Sonunda Denizoğlu, “Çanakkale de bir gecede binlerce Türk İnsanı Ülkesini savunmak için yaşlısı genci, Üniversite ve hatta ilkokul öğrencisi Ülkesini savunarak şehit oldu. Suriye’de ise bir milyon insan Türkiye’ye sığındı. Bunların arasında yaşlı, çocuk, kadın ve gençler var. Onlar hadi yaşlıları geçtim neden Gençler Ülkelerini savunmuyor da Türkiye’ye kaçıyor bu sorgulanmıyor. Neden Ülkenizi savunmuyorsunuz denilmiyor, sorusu sorulmuyor ama Müslümanlar katlediliyor diyerek Suriye üzerinden siyaset yapılıyor duygu sömürüsü yapılıyor buna itiraz ediyorum. Tek Suriye’ de Müslüman insanlar öldürülmüyor. Arakan ve diğer Müslüman Ülkelerde yaşanan vahşete kimse neden Suriye kadar hassasiyet göstermiyor bunlar iyi sorgulanmalıdır” dedi.
Ben de diyorum ki, Ahhh!
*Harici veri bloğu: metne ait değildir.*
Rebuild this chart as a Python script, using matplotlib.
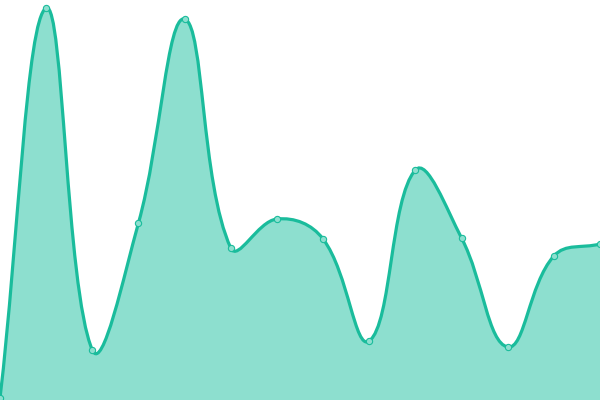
import numpy as np
import matplotlib
matplotlib.use('Agg')
import matplotlib.pyplot as plt
from matplotlib.path import Path
from matplotlib.patches import PathPatch

# Valores (altura en píxeles sobre el borde inferior)
labels = list(range(14))
values = [2, 392, 50, 177, 381, 152, 181, 161, 59, 230, 162, 53, 144, 156]

LINE_COLOR = '#1abc9c'
FILL_COLOR = '#8ddfcf'
TENSION = 0.4


def spline_controls(px, py, t=TENSION):
    """Puntos de control estilo Chart.js (tensión 0.4), en píxeles."""
    n = len(px)
    prev_c, next_c = [], []
    for i in range(n):
        x0, y0 = (px[i - 1], py[i - 1]) if i > 0 else (px[i], py[i])
        x1, y1 = px[i], py[i]
        x2, y2 = (px[i + 1], py[i + 1]) if i < n - 1 else (px[i], py[i])
        d01 = np.hypot(x1 - x0, y1 - y0)
        d12 = np.hypot(x2 - x1, y2 - y1)
        tot = d01 + d12
        s01 = d01 / tot if tot else 0
        s12 = d12 / tot if tot else 0
        fa, fb = t * s01, t * s12
        prev_c.append((x1 - fa * (x2 - x0), y1 - fa * (y2 - y0)))
        next_c.append((x1 + fb * (x2 - x0), y1 + fb * (y2 - y0)))
    return prev_c, next_c


fig = plt.figure(figsize=(6, 4), dpi=100)
ax = fig.add_axes([0, 0, 1, 1])
ax.set_xlim(0, len(labels) - 1)
ax.set_ylim(0, 400)
ax.axis('off')

# Trabajar en píxeles para que la curva salga igual que en el original
sx = 600 / (len(labels) - 1)
px = [i * sx for i in labels]
py = list(values)
prev_c, next_c = spline_controls(px, py)

verts = [(px[0], py[0])]
codes = [Path.MOVETO]
for i in range(len(px) - 1):
    verts += [next_c[i], prev_c[i + 1], (px[i + 1], py[i + 1])]
    codes += [Path.CURVE4] * 3
verts = [(x / sx, y) for x, y in verts]

fill_verts = verts + [(verts[-1][0], 0), (0, 0), verts[0]]
fill_codes = codes + [Path.LINETO, Path.LINETO, Path.CLOSEPOLY]
ax.add_patch(PathPatch(Path(fill_verts, fill_codes), facecolor=FILL_COLOR,
                       edgecolor='none'))
ax.add_patch(PathPatch(Path(verts, codes), facecolor='none',
                       edgecolor=LINE_COLOR, lw=2.3))

ax.plot(labels, values, 'o', ms=4.5, mfc=FILL_COLOR, mec=LINE_COLOR,
        mew=0.8, zorder=5)

fig.savefig('out.png', dpi=100)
SÜLEYMAN Çakır hoca ahhhh!!. Bazen olaylara siyasi boyuttan veya basma kalıp hele hele geleceğimizi yetiştiren İlçenin köklü Dershanelerinden birisinde Eğitimci olan bir eğitimcimizin böylesi ön yargılı olmasına şaşırmadım dersem yalan konuşmuş olurum. Yazık hem de çok yazık. Demek ki hepimizin öğreneceği daha çok şey var. Ancak konuyu ilk fırsatta kendisi ile de görüşeceğim ve buradan mutlaka sizlere ileteceğime güvenebilirsiniz.
Ama bu Kitap Fuarı bu saatten sonra sanırım çok su kaldırmayacak gibi geliyor. Çünkü sular iyice yükseldi ve artık sel olacağa benziyor. Bizden uyarması.